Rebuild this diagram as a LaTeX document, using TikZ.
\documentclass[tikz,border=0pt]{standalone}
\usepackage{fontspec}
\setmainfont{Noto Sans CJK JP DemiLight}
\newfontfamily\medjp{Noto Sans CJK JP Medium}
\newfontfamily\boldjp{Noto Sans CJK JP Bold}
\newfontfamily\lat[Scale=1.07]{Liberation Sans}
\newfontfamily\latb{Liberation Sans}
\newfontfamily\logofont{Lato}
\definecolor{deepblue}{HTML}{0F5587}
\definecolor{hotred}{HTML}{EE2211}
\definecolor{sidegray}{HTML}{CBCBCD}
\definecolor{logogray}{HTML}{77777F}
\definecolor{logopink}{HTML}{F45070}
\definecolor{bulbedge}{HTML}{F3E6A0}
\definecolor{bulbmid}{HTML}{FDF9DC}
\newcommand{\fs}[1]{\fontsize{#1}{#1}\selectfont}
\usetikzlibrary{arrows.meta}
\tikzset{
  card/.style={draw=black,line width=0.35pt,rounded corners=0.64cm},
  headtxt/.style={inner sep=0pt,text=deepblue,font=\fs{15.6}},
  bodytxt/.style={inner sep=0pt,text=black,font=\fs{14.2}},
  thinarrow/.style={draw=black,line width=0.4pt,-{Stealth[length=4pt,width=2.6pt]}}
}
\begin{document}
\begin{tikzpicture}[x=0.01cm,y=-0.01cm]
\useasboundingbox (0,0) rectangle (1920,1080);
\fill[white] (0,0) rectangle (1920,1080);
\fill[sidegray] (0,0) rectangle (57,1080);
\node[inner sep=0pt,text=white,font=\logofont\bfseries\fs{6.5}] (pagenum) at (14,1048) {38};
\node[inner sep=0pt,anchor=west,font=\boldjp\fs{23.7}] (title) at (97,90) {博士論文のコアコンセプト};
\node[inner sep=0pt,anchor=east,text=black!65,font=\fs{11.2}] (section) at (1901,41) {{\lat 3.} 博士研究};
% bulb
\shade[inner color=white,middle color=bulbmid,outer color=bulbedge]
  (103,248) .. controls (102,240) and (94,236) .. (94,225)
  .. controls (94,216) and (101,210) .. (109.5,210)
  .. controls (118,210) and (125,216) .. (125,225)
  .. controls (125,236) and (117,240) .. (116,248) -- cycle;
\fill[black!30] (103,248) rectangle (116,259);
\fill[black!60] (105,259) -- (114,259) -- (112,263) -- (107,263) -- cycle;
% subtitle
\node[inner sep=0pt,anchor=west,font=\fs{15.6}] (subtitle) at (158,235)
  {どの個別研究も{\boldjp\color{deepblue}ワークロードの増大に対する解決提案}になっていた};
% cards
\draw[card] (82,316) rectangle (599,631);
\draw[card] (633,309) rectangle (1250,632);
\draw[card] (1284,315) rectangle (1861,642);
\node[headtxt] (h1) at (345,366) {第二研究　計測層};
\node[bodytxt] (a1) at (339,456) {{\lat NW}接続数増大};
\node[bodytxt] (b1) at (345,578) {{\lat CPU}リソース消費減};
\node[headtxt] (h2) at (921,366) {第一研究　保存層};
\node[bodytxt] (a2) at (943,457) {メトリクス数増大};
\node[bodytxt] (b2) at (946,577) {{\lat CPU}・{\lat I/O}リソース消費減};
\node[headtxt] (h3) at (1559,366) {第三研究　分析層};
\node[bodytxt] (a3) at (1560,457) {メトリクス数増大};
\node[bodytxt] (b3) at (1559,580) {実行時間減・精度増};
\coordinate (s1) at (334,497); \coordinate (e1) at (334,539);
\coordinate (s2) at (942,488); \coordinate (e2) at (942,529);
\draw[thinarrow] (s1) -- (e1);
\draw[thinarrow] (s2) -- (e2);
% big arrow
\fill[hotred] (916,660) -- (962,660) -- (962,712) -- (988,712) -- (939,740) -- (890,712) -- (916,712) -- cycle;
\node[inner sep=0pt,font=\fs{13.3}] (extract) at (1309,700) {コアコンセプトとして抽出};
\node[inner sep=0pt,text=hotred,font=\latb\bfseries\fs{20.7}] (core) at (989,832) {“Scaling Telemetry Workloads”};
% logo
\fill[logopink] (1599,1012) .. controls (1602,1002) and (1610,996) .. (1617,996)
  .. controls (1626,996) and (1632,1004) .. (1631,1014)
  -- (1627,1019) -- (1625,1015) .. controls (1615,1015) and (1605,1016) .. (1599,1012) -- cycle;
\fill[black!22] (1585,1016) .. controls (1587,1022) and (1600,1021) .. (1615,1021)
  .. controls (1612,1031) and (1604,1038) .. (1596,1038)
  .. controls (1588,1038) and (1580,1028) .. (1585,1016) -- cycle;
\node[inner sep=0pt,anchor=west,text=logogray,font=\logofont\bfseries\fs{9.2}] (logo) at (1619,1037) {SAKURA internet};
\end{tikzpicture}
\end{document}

# # #

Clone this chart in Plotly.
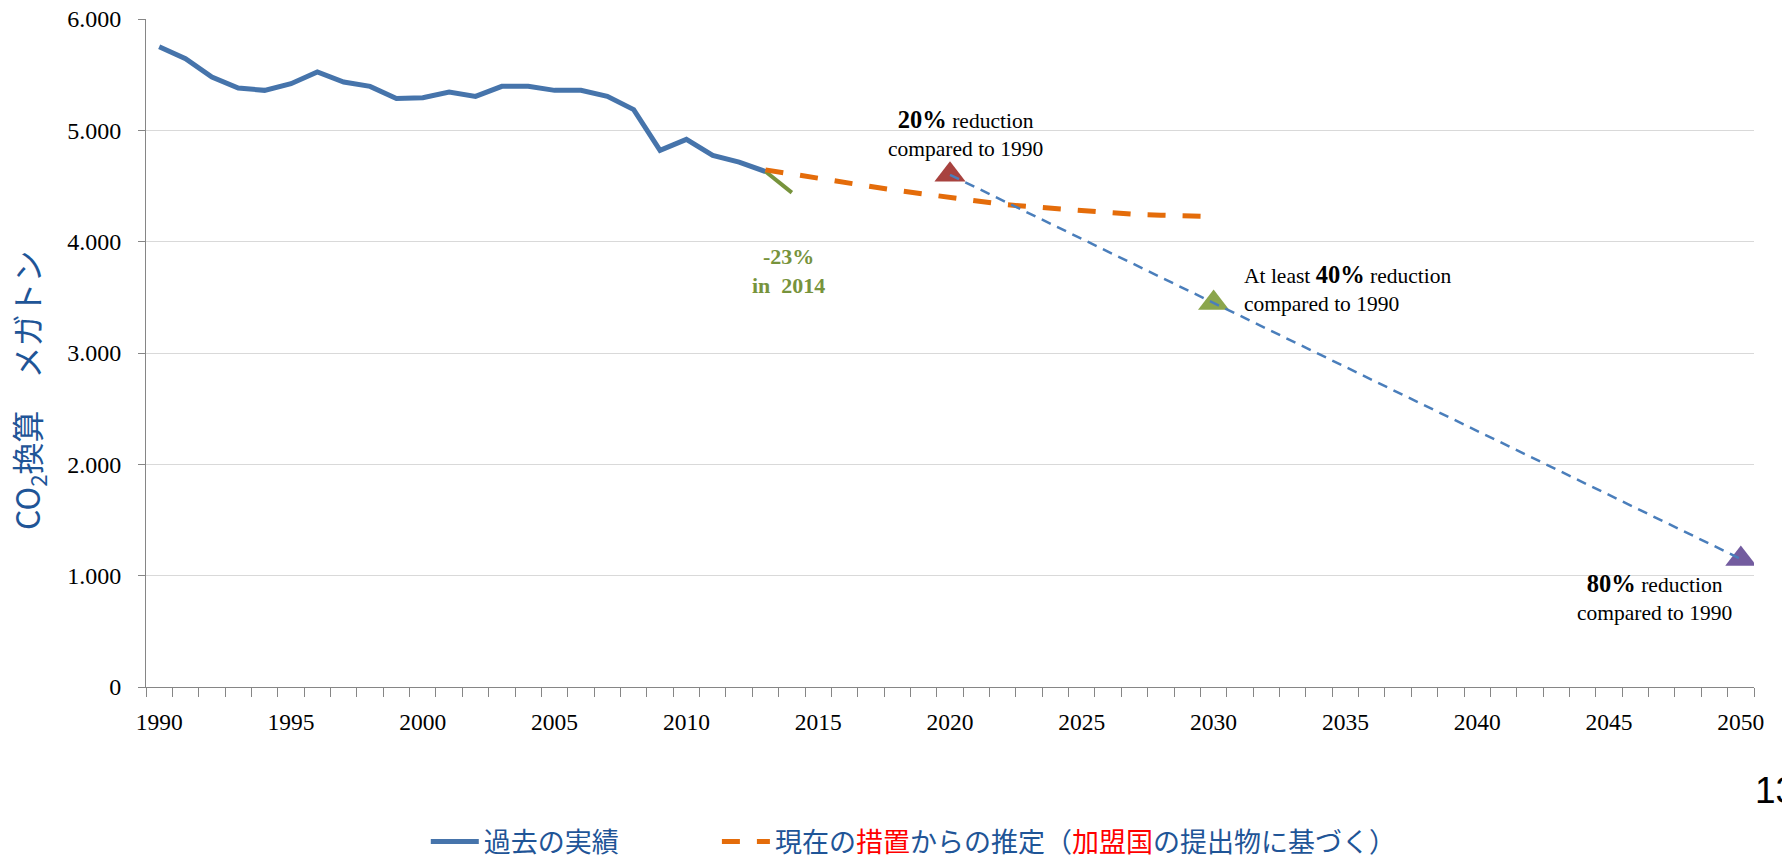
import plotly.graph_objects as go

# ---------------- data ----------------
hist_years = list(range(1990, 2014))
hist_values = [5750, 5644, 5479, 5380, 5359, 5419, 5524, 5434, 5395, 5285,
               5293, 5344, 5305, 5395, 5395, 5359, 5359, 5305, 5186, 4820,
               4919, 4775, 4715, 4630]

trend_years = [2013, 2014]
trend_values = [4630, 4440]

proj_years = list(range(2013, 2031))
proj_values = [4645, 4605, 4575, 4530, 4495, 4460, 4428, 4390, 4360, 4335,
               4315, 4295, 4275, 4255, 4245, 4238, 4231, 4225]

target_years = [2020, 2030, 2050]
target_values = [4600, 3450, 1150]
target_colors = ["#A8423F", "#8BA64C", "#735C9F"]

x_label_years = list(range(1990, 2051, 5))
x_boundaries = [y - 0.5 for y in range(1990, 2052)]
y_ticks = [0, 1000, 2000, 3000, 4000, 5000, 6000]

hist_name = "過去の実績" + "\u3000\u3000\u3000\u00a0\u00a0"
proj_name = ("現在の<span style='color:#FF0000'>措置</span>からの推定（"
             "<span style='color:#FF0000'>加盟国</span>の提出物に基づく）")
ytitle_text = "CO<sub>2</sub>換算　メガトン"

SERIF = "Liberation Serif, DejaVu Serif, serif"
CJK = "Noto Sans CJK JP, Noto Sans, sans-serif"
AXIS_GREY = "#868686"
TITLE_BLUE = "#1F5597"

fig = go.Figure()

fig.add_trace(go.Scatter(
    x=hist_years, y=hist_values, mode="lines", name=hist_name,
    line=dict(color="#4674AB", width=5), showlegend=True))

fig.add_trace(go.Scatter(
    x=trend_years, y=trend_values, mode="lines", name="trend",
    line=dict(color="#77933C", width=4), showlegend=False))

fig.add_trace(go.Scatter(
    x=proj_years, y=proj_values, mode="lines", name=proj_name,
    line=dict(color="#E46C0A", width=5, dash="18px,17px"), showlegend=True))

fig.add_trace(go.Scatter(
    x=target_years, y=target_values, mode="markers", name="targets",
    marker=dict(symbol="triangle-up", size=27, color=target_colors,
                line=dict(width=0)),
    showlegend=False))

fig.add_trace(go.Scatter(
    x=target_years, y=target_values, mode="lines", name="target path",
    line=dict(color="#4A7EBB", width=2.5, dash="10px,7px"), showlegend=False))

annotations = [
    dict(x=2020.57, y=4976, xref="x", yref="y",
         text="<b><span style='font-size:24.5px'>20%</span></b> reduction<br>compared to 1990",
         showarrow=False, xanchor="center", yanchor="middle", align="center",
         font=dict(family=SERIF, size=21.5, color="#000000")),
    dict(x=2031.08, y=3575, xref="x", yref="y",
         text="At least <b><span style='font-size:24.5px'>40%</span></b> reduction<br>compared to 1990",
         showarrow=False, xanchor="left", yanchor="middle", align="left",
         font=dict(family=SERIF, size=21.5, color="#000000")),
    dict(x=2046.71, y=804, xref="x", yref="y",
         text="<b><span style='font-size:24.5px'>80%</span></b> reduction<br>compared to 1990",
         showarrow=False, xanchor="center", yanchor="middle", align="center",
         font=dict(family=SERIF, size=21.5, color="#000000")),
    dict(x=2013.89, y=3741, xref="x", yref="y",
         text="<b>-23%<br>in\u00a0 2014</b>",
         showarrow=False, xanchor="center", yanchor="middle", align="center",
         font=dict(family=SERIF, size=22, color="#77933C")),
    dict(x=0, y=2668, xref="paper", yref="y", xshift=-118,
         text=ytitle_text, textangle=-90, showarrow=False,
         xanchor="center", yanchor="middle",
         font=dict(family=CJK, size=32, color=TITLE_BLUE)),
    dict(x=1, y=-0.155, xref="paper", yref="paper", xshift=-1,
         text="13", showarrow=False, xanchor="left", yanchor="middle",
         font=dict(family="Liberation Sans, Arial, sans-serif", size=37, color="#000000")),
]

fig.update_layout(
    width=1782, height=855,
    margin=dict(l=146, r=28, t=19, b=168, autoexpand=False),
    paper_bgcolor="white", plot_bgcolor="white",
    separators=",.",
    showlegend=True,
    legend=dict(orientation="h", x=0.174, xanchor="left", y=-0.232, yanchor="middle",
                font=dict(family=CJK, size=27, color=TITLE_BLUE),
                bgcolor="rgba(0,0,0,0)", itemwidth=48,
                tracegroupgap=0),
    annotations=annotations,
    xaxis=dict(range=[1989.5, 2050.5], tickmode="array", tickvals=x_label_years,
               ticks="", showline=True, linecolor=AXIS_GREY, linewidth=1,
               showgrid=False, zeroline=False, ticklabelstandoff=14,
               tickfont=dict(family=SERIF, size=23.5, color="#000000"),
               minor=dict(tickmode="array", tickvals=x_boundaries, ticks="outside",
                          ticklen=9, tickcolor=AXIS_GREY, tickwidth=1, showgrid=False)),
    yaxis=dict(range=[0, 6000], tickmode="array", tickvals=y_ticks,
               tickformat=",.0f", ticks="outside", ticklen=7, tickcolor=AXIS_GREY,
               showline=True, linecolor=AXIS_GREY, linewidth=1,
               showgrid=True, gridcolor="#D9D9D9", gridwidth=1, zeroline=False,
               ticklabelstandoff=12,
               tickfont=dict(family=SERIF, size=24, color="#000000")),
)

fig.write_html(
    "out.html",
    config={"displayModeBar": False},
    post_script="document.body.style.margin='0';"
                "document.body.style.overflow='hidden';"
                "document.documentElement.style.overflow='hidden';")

# # #

Look back over the material above and state how many lines hold the word "this". Write the number and nothing else.

**TASK RESPONSE**
2